Oh, right. The door.
The heavy metal door with the two frustrating signs. The Victorian house. Inside the old bowling alley. In New Mexico.
Let's tease this apart: George R.R. Martin, author of the Game of Thrones books, bought a 20,000 sq. ft. bowling alley in an industrial park in Santa Fe, gifted it to an artist collective called "Meow Wolf," and inside it, they built The House Of Eternal Return, an installation experience somewhere in between a children's museum, interactive theater, and a live-action adventure game. It's incredible, and you should go see it.
When you enter, there's a message for you (presumably!) in the mailbox.
As a visitor, it would seem you're working with The Charter, piecing together what happened in the house and its interdimensional nexus.

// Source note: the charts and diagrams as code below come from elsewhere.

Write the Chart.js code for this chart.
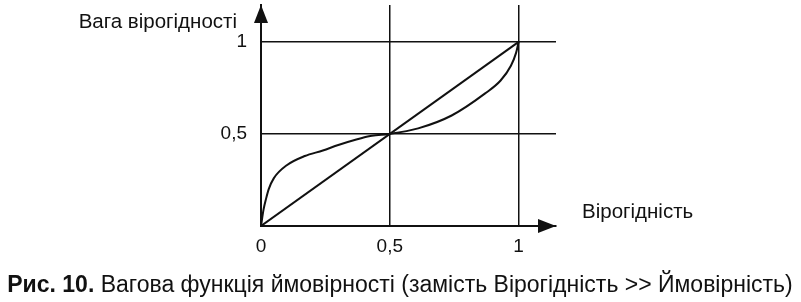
<!DOCTYPE html>
<html>
<head>
<meta charset="utf-8">
<script src="https://cdn.jsdelivr.net/npm/chart.js@4/dist/chart.umd.min.js"></script>
<style>
  html, body { margin: 0; padding: 0; background: #fff; }
  #wrap { width: 801px; height: 302px; position: relative; }
</style>
</head>
<body>
<div id="wrap"><canvas id="chart" width="801" height="302"></canvas></div>
<script>
// ========================
// Дані
// ========================
const probX   = [0, 0.01, 0.02, 0.03, 0.05, 0.1, 0.17, 0.24, 0.3, 0.37, 0.43, 0.5, 0.61, 0.74, 0.87, 0.93, 0.97, 0.99, 1];
const weightY = [0, 0.09, 0.15, 0.2, 0.26, 0.33, 0.38, 0.41, 0.44, 0.47, 0.49, 0.5, 0.53, 0.6, 0.72, 0.79, 0.87, 0.94, 1];
const diagX = [0, 1];
const diagY = [0, 1];
const tickValues = [0, 0.5, 1];

const yTitle = "Вага вірогідності";
const xTitle = "Вірогідність";
const captionBold = "Рис. 10.";
const captionText = " Вагова функція ймовірності (замість Вірогідність >> Ймовірність)";

const FONT = "'Liberation Sans', Arial, sans-serif";
const INK = "#111";

function toPoints(xs, ys) {
  return xs.map((x, i) => ({ x: x, y: ys[i] }));
}

// ========================
// Стрілки, підписи осей і підпис рисунка
// ========================
const decorPlugin = {
  id: "decor",
  afterDraw(chart) {
    const ctx = chart.ctx;
    const xs = chart.scales.x, ys = chart.scales.y;
    const x0 = xs.getPixelForValue(0);
    const y0 = ys.getPixelForValue(0);
    const top = chart.chartArea.top;
    const right = chart.chartArea.right;
    ctx.save();
    ctx.fillStyle = INK;
    // стрілка осі Y
    ctx.beginPath();
    ctx.moveTo(x0, top);
    ctx.lineTo(x0 - 7, top + 18);
    ctx.lineTo(x0 + 7, top + 18);
    ctx.closePath();
    ctx.fill();
    // стрілка осі X
    ctx.beginPath();
    ctx.moveTo(right, y0);
    ctx.lineTo(right - 18, y0 - 7);
    ctx.lineTo(right - 18, y0 + 7);
    ctx.closePath();
    ctx.fill();

    ctx.textBaseline = "alphabetic";
    ctx.font = "20.5px " + FONT;
    ctx.textAlign = "right";
    ctx.fillText(yTitle, 237, 28);
    ctx.textAlign = "left";
    ctx.fillText(xTitle, 582, 218);

    // підпис рисунка
    ctx.font = "bold 23px " + FONT;
    const wb = ctx.measureText(captionBold).width;
    ctx.font = "23px " + FONT;
    const wn = ctx.measureText(captionText).width;
    let cx = 400 - (wb + wn) / 2;
    ctx.font = "bold 23px " + FONT;
    ctx.fillText(captionBold, cx, 292);
    ctx.font = "23px " + FONT;
    ctx.fillText(captionText, cx + wb, 292);
    ctx.restore();
  }
};

function fmt(v) {
  return String(v).replace(".", ",");
}

new Chart(document.getElementById("chart").getContext("2d"), {
  type: "scatter",
  data: {
    datasets: [
      {
        label: "Вага",
        data: toPoints(probX, weightY),
        showLine: true,
        borderColor: INK,
        borderWidth: 2,
        pointRadius: 0,
        cubicInterpolationMode: "monotone"
      },
      {
        label: "Діагональ",
        data: toPoints(diagX, diagY),
        showLine: true,
        borderColor: INK,
        borderWidth: 2,
        pointRadius: 0
      }
    ]
  },
  options: {
    responsive: false,
    animation: false,
    layout: { padding: { top: 5, right: 245, bottom: 0, left: 0 } },
    plugins: {
      legend: { display: false },
      tooltip: { enabled: false }
    },
    scales: {
      x: {
        type: "linear",
        min: 0,
        max: 1.145,
        afterBuildTicks: (s) => { s.ticks = tickValues.map(v => ({ value: v })); },
        afterFit: (s) => { s.height = 76; s.paddingLeft = 0; s.paddingRight = 0; },
        grid: { color: INK, lineWidth: 1.5, drawTicks: false },
        border: { display: true, color: INK, width: 2 },
        ticks: {
          color: INK,
          padding: 9,
          font: { family: FONT, size: 19 },
          callback: (v) => fmt(v)
        }
      },
      y: {
        type: "linear",
        min: 0,
        max: 1.2,
        afterBuildTicks: (s) => { s.ticks = tickValues.map(v => ({ value: v })); },
        afterFit: (s) => { s.width = 261; s.paddingTop = 0; s.paddingBottom = 0; },
        grid: { color: INK, lineWidth: 1.5, drawTicks: false },
        border: { display: true, color: INK, width: 2 },
        ticks: {
          color: INK,
          padding: 14,
          font: { family: FONT, size: 19 },
          callback: (v) => (v === 0 ? "" : fmt(v))
        }
      }
    }
  },
  plugins: [decorPlugin]
});
</script>
</body>
</html>
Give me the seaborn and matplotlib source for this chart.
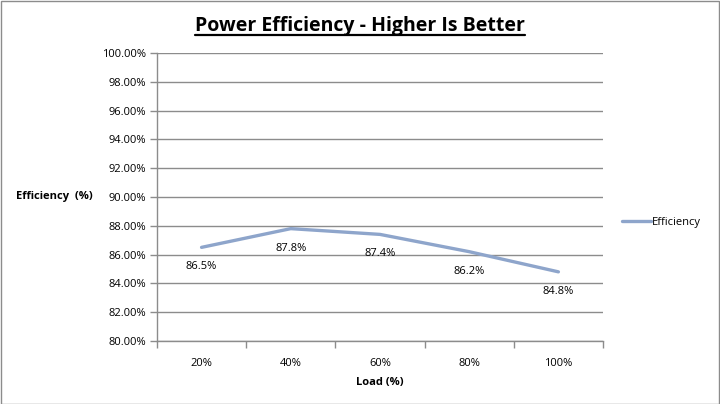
import pandas as pd
import numpy as np
import matplotlib
matplotlib.use("Agg")
import matplotlib.pyplot as plt
from matplotlib.lines import Line2D
import seaborn as sns

# Data
loads = ['20%', '40%', '60%', '80%', '100%']
efficiency = [86.5, 87.8, 87.4, 86.2, 84.8]

df = pd.DataFrame({'Load': loads, 'Efficiency': efficiency})

sns.set_theme(style="white")
plt.rcParams['font.family'] = ['Open Sans', 'DejaVu Sans']
plt.rcParams['text.color'] = 'black'
plt.rcParams['xtick.color'] = 'black'
plt.rcParams['ytick.color'] = 'black'
plt.rcParams['axes.labelcolor'] = 'black'

line_color = '#8EA5CB'
grid_color = '#8C8C8C'

fig = plt.figure(figsize=(7.2, 4.04), dpi=100)
ax = fig.add_axes([0.218, 0.156, 0.6195, 0.713])

sns.lineplot(x='Load', y='Efficiency', data=df, ax=ax, color=line_color,
             linewidth=2.4, sort=False, legend=False)

ax.set_ylim(80, 100)
ax.set_yticks(np.arange(80, 100.1, 2))
ax.set_yticklabels([f'{v:.2f}%' for v in np.arange(80, 100.1, 2)], fontsize=8)
ax.set_xlim(-0.5, len(loads) - 0.5)
ax.set_xticks(range(len(loads)))
ax.set_xticklabels(loads, fontsize=8)
ax.set_xticks(np.arange(-0.5, len(loads)), minor=True)
ax.tick_params(axis='both', which='both', bottom=True, left=True)
ax.tick_params(axis='x', which='major', length=0, pad=12)
ax.tick_params(axis='x', which='minor', length=5, color=grid_color, width=1)
ax.tick_params(axis='y', which='major', length=5, color=grid_color, width=1, pad=3,
               labelcolor='black')
ax.tick_params(axis='x', labelcolor='black')
ax.grid(axis='y', color=grid_color, linewidth=1)
ax.set_axisbelow(True)

for side in ['top', 'right']:
    ax.spines[side].set_visible(False)
for side in ['left', 'bottom']:
    ax.spines[side].set_color(grid_color)
    ax.spines[side].set_linewidth(1)

ax.set_xlabel('Load (%)', fontsize=8, fontweight='bold', labelpad=6)
ax.set_ylabel('Efficiency  (%)', fontsize=8, fontweight='bold', rotation=0,
              ha='right', va='center')
ax.yaxis.set_label_coords(-0.145, 0.5)

# data labels below each point
for i, v in enumerate(efficiency):
    ax.annotate(f'{v:.1f}%', (i, v), textcoords='offset points', xytext=(0, -14),
                ha='center', va='center', fontsize=8, color='black')

# legend on the right
handle = Line2D([], [], color=line_color, linewidth=2.4)
leg = ax.legend([handle], ['Efficiency'], loc='center left', bbox_to_anchor=(1.02, 0.413),
                frameon=False, fontsize=8, handlelength=2.6, handletextpad=0.1)
for t in leg.get_texts():
    t.set_color('black')

# underlined bold title
title = fig.text(0.5, 0.935, 'Power Efficiency - Higher Is Better', ha='center',
                 va='center', fontsize=14, fontweight='bold', color='black')
fig.canvas.draw()
bb = title.get_window_extent().transformed(fig.transFigure.inverted())
fig.add_artist(Line2D([bb.x0, bb.x1], [bb.y0 + 0.003, bb.y0 + 0.003],
                      transform=fig.transFigure, color='black', linewidth=1.6))

# outer border
fig.add_artist(plt.Rectangle((0.001, 0.001), 0.997, 0.996, transform=fig.transFigure,
                             fill=False, edgecolor='#8C8C8C', linewidth=1))

fig.savefig('out.png', dpi=100)
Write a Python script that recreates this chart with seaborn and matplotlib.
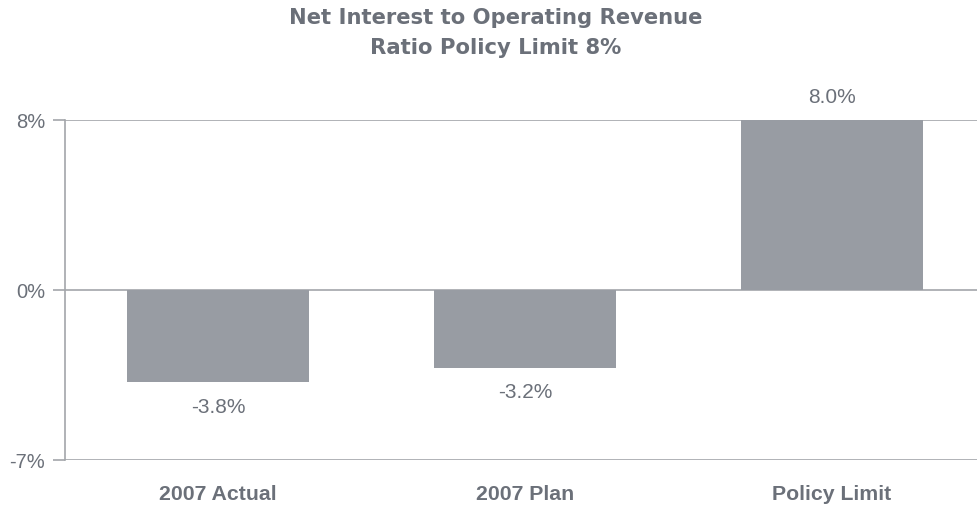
import numpy as np
import pandas as pd
import matplotlib
matplotlib.use("Agg")
import matplotlib.pyplot as plt
import seaborn as sns
from matplotlib import font_manager

categories = ["2007 Actual", "2007 Plan", "Policy Limit"]
values = [-3.8, -3.2, 8.0]
value_labels = ["-3.8%", "-3.2%", "8.0%"]
ytick_values = [-7, 0, 8]
ytick_labels = ["-7%", "0%", "8%"]
title_lines = ["Net Interest to Operating Revenue", "Ratio Policy Limit 8%"]

BAR = "#989ca3"
TEXT = "#6b7079"
LINE = "#a3a6aa"

sns.set_style("white")
plt.rcParams["font.family"] = ["Liberation Sans", "DejaVu Sans"]

names = {f.name for f in font_manager.fontManager.ttflist}
narrow = "Liberation Sans Narrow" if "Liberation Sans Narrow" in names else "Liberation Sans"

df = pd.DataFrame({"category": categories, "value": values})

fig = plt.figure(figsize=(9.77, 5.09), dpi=100)
ax = fig.add_axes([64.5 / 977, 49 / 509, 921 / 977, 340 / 509])

sns.barplot(data=df, x="category", y="value", color=BAR, width=0.593,
            saturation=1, edgecolor="none", ax=ax, zorder=3)

# Piecewise axis: negative and positive halves each take half the height
def fwd(y):
    y = np.asarray(y, dtype=float)
    return np.where(y < 0, y / 7.0, y / 8.0)

def inv(y):
    y = np.asarray(y, dtype=float)
    return np.where(y < 0, y * 7.0, y * 8.0)

ax.set_yscale("function", functions=(fwd, inv))
ax.set_ylim(-7, 8)
ax.set_xlim(-0.5, 2.5)
ax.set_yticks(ytick_values)
ax.set_yticklabels(ytick_labels)
ax.yaxis.set_minor_locator(matplotlib.ticker.NullLocator())

ax.yaxis.grid(True, color=LINE, linewidth=1.2, zorder=1)
ax.xaxis.grid(False)
for side in ["top", "right", "bottom"]:
    ax.spines[side].set_visible(False)
ax.spines["left"].set_color(LINE)
ax.spines["left"].set_linewidth(1.2)

ax.tick_params(axis="y", which="major", length=8.6, width=1.2, color=LINE,
               direction="out", pad=5.5, labelsize=14.5, labelcolor=TEXT, left=True)
ax.tick_params(axis="x", length=0, pad=18, labelcolor=TEXT)
for lab in ax.get_xticklabels():
    lab.set_fontfamily(narrow)
    lab.set_fontweight("bold")
    lab.set_fontsize(15.3)

ax.set_xlabel("")
ax.set_ylabel("")

for i, (v, txt) in enumerate(zip(values, value_labels)):
    off = -18 if v < 0 else 16.5
    ax.annotate(txt, xy=(i, v), xytext=(0, off), textcoords="offset points",
                ha="center", va="center", fontsize=15, color=TEXT)

fig.text(496 / 977, 1 - 18 / 509, title_lines[0], ha="center", va="center",
         fontsize=15.2, fontweight="bold", color=TEXT, family="DejaVu Sans")
fig.text(496 / 977, 1 - 48 / 509, title_lines[1], ha="center", va="center",
         fontsize=15.2, fontweight="bold", color=TEXT, family="DejaVu Sans")

fig.savefig("out.png", dpi=100)
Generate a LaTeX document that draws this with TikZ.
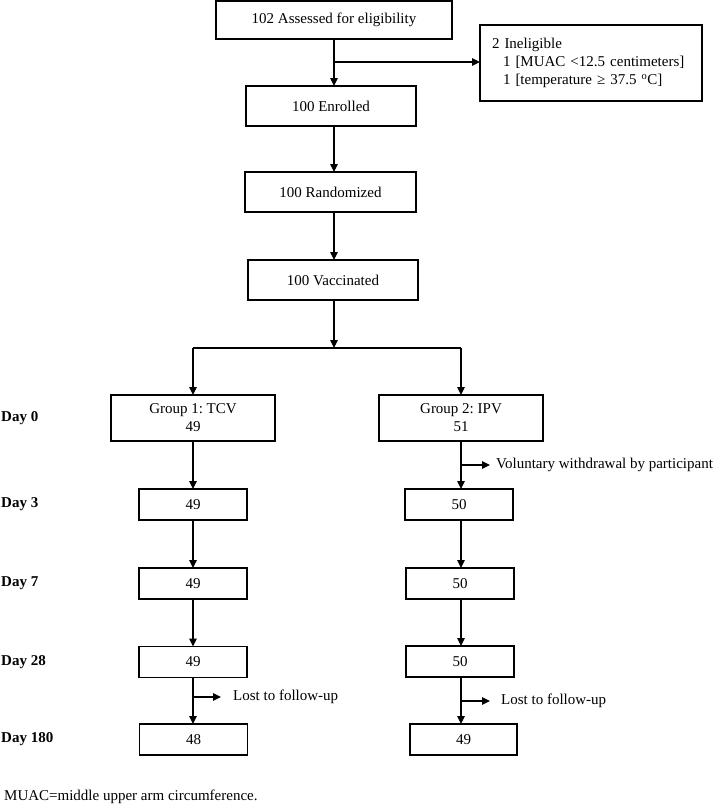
\documentclass[tikz,border=0pt]{standalone}
\usepackage{fontspec}
\setmainfont{Liberation Serif}
\usetikzlibrary{arrows.meta}
\frenchspacing
\begin{document}
\begin{tikzpicture}[x=1pt,y=-1pt,
  every node/.style={font=\fontsize{15}{18}\selectfont},
  box/.style={draw, line width=1.3pt, inner sep=0pt, outer sep=0pt, align=center},
  daybox/.style={box, minimum width=108pt, minimum height=31pt},
  daylabel/.style={anchor=west, inner sep=0pt, font=\fontsize{15}{18}\selectfont\bfseries},
  note/.style={anchor=west, inner sep=0pt},
  arr/.style={line width=1.1pt, -{Triangle[length=8pt,width=7.5pt]}},
  ln/.style={line width=1.1pt}]
\useasboundingbox (0,0) rectangle (714,806);

% top chain
\node[box, minimum width=236pt, minimum height=38pt] (top) at (334,20) {102 Assessed for eligibility};
\node[box, minimum width=222pt, minimum height=76pt, text width=198pt, align=left] (inel) at (591,63)
  {2 Ineligible\\\hspace*{11pt}1 [MUAC <12.5 centimeters]\\\hspace*{11pt}1 [temperature ≥ 37.5 \textsuperscript{o}C]};
\node[box, minimum width=170pt, minimum height=40pt] (enr) at (331,106) {100 Enrolled};
\node[box, minimum width=171pt, minimum height=40pt] (rand) at (330.5,192) {100 Randomized};
\node[box, minimum width=170pt, minimum height=40pt] (vac) at (333,280) {100 Vaccinated};

\coordinate (br) at (334,62);
\draw[arr] (top.south) -- (top.south |- enr.north);
\draw[arr] (br) -- (br -| inel.west);
\draw[arr] (enr.south -| top.south) -- (rand.north -| top.south);
\draw[arr] (rand.south -| top.south) -- (vac.north -| top.south);

% groups
\node[box, minimum width=164pt, minimum height=46pt] (g1) at (193,418) {Group 1: TCV\\49};
\node[box, minimum width=164pt, minimum height=46pt] (g2) at (461,418) {Group 2: IPV\\51};

\coordinate (split) at (334,348);
\coordinate (splitL) at (193,348);
\coordinate (splitR) at (461,348);
\draw[arr] (vac.south -| top.south) -- (split);
\draw[ln] (splitL) -- (splitR);
\draw[arr] (splitL) -- (g1.north);
\draw[arr] (splitR) -- (g2.north);

% day boxes
\node[daybox] (d3L) at (193,504.5) {49};
\node[daybox] (d3R) at (459,504.5) {50};
\node[daybox] (d7L) at (193,583.5) {49};
\node[daybox] (d7R) at (460,583.5) {50};
\node[daybox] (d28L) at (193,662) {49};
\node[daybox] (d28R) at (460,661.5) {50};
\node[daybox] (d180L) at (193.5,739.5) {48};
\node[daybox, minimum width=107pt] (d180R) at (463.5,739.5) {49};

\draw[arr] (g1.south) -- (g1.south |- d3L.north);
\draw[arr] (g1.south |- d3L.south) -- (g1.south |- d7L.north);
\draw[arr] (g1.south |- d7L.south) -- (g1.south |- d28L.north);
\draw[arr] (g1.south |- d28L.south) -- (g1.south |- d180L.north);

\draw[arr] (g2.south) -- (g2.south |- d3R.north);
\draw[arr] (g2.south |- d3R.south) -- (g2.south |- d7R.north);
\draw[arr] (g2.south |- d7R.south) -- (g2.south |- d28R.north);
\draw[arr] (g2.south |- d28R.south) -- (g2.south |- d180R.north);

% side notes
\node[note] (wd) at (496,465) {Voluntary withdrawal by participant};
\coordinate (wdS) at (461,465);
\draw[arr] (wdS) -- ([xshift=-6pt]wd.west);
\node[note] (lostL) at (233,697) {Lost to follow-up};
\coordinate (lostLS) at (193,697);
\draw[arr] (lostLS) -- ([xshift=-12pt]lostL.west);
\node[note] (lostR) at (501,701) {Lost to follow-up};
\coordinate (lostRS) at (461,701);
\draw[arr] (lostRS) -- ([xshift=-11pt]lostR.west);

% day labels
\node[daylabel] (l0) at (1,418) {Day 0};
\node[daylabel] (l3) at (1,504) {Day 3};
\node[daylabel] (l7) at (1,583) {Day 7};
\node[daylabel] (l28) at (1,662) {Day 28};
\node[daylabel] (l180) at (1,739) {Day 180};

\node[note] (foot) at (4,797) {MUAC=middle upper arm circumference.};
\end{tikzpicture}
\end{document}
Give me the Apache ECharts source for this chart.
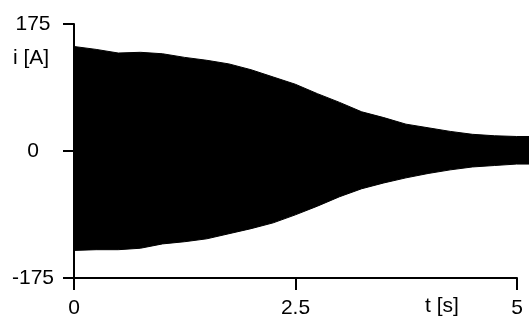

However, there are also Meow Wolf staff (in Charter lab coats) mingling alongside visitors, ✌️ "investigating" ✌️ …and (non-diegetically) repairing the installations from the daily wear-and-tear of busloads of schoolkids and tourists.
Because visitors can interact with pretty much EVERYTHING, this maintenance is vital. You're given free reign to wander through the house—and its many connected dimensions!—and snoop in kitchen cabinets. Poke around the closets. Rifle through shoeboxes of photos for clues. Crawl through a clothes dryer into another dimension.
And that's where the problem with the first sign on the door comes in.
You're a Charter agent, right? (Maybe??) You should be able to go in this door! Let's try the doorkno—oh, there's a second sign now.
>:[
When you're telling people stories, you need to make it clear when you're telling a story, and when you've stopped telling a story. Where the audience knows what's not inside the magic circle. If you want to keep everything within the world of the story, then come up with a reason that truly makes sense in the story.
It's not easy, but it's worth it.
So sorry for pickin' on you, Meow Wolf. Picking on you with possibly unreliable memoriiiiiiiies.
Big thanks to Miriam for insisting I go to Meow Wolf, Dani & Chris for telling me about the Mysterious Package Co., and R for talking Disneyland.
What are your favorite examples of diegetic elements? Drop me a line.
What's happened since last time in the world of CODE-NAMED PROJECTS?
- [✓] Relaunched the website for STRAYLIGHT, running on Kirby. That turned out to be a lot of work, and I'm still fixing a backlog of tiny issues.
- [✓] Shipped version 1.0 of KIMON! On to v2.0 then v3.0 (which will probbbbably be when it's made public) then beyonnnnnnd.
- [⋯] Teaching three completely different workshops in the next three weeks: DERBYSHIRE with B on Wednesday and Friday night; PINAX with E; and then GALETTE with C. The latter will possibly kill two birds with one stone and let me wrap up RIO GRANDE.
- [⋯] Can't I go two weeks without starting a new side project? Apparently not: CHRYSAOR.
- [⋯] Pitching another iteration on HATCHEL based on their visitor testing feedback.
- [⋯] Found myself guest co-hosting an episode of a podcast I've admired for years(!!!) as a manner of backdoor pilot for DIASPORA. (C registered domain names for that, so it's getting a tiny bit more real.)
- [→] Nothing to report since last time on ARETHUSA, COLLINS, HAMMERSTEIN, BOMBILATE, or BAYEUX.